I am not a crypto advocate but there are definitely a lot of similarities.

The only One thing I can respect Sam Altman for is the line that he said about bubbles and "When bubbles happen, smart people get overexcited about a kernel of truth,”

This is the similarity... Both had some use cases, one might have more and the other but we are being so overexcited, I think being forced to be overexcited about this tech



> see people trying to justify

Tangential pet-peeve: "That's fixed with private blockchain", which is the equivalent of "That's fixed with Segways that have a second set of wheels and the self-balancing is disabled."

There's a bunch of people busy reinventing decades-old old tech/accounting, either because they never bothered to learn what was actually new about "blockchain", or because they can't bear to admit that the new stuff wasn't really good/necessary.

________

[Edit] To digress into specifics, the characteristic that sets "Blockchain" apart from what we already had (distributed databases, Merkle trees etc.) is fulfilling a product requirement: That node-membership is distributed and uncontrollable. That's what causes a cascade of anti-abuse features.

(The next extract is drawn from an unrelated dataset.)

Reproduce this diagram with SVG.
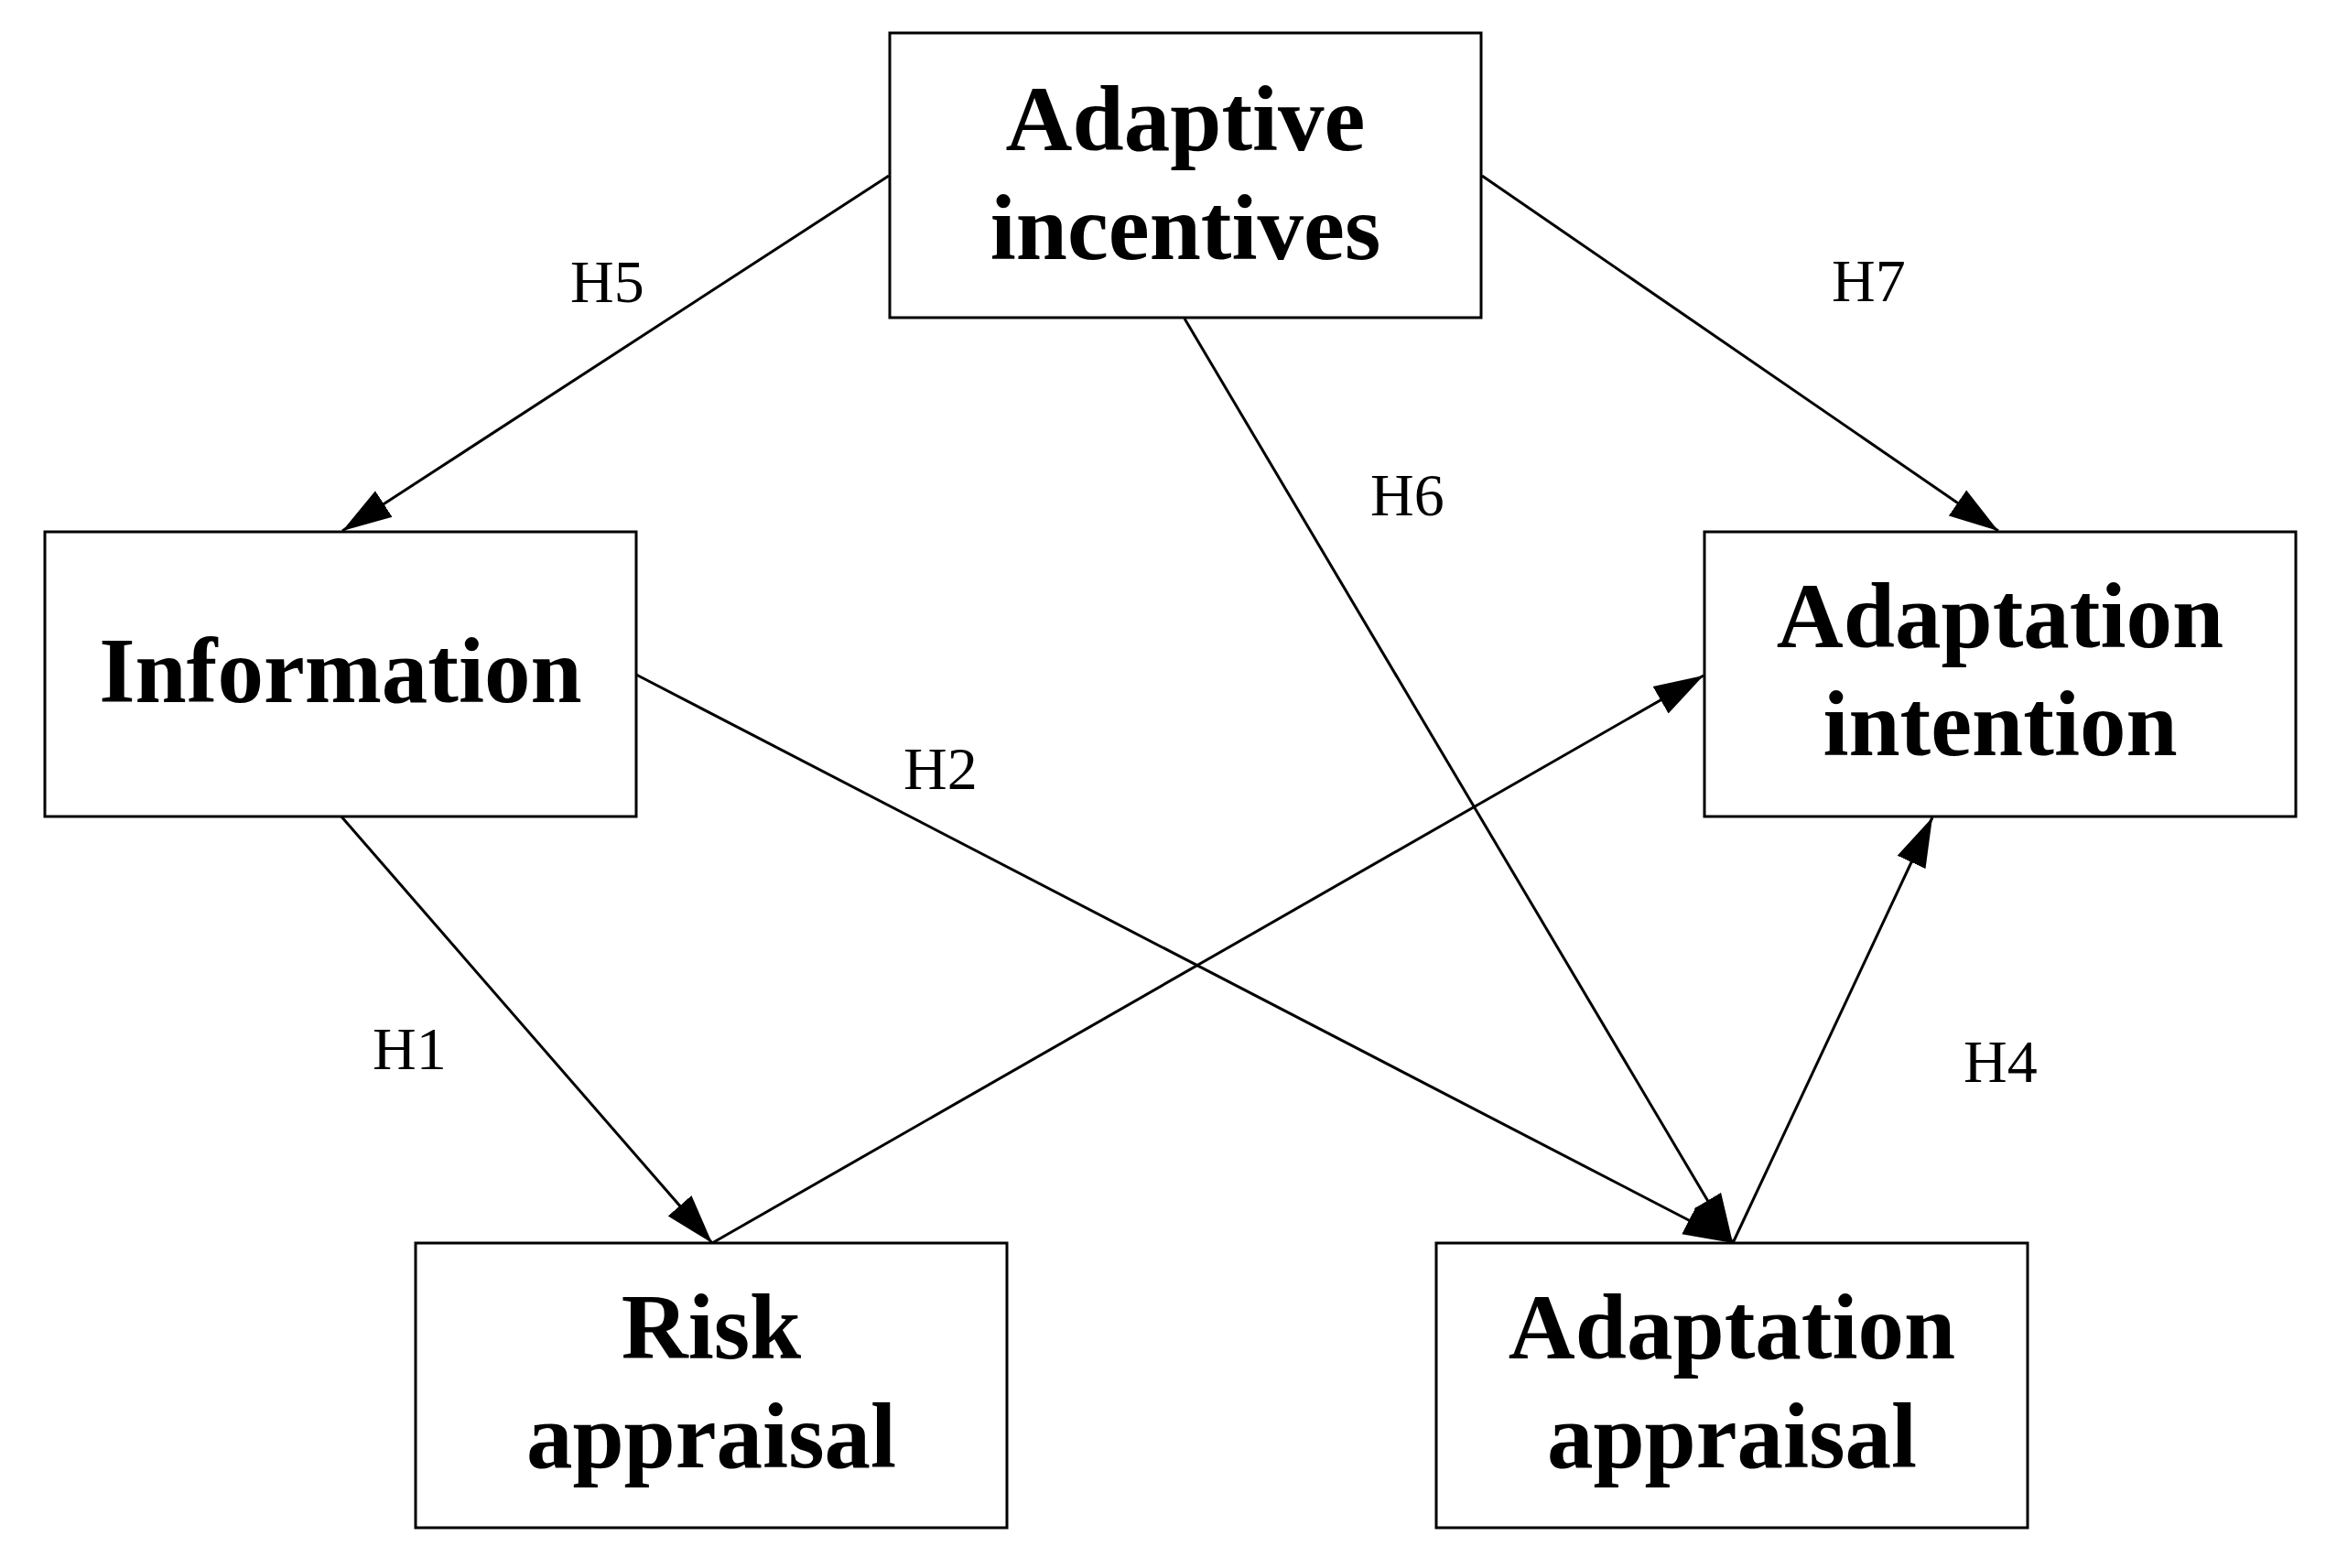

But outside of wild-west cryptocurrency, that usually isn't necessary, nor even desirable when you consider the rest of the cycle-burning baggage and complexity that comes with it.


Oh, there’s going to be some heavy-duty snake oil, but I can say that I’ve already found it quite useful, in its current, larval state. I just haven’t found it to be a “game changer,” for me, yet.

That said, I am not really an industrial-scale user.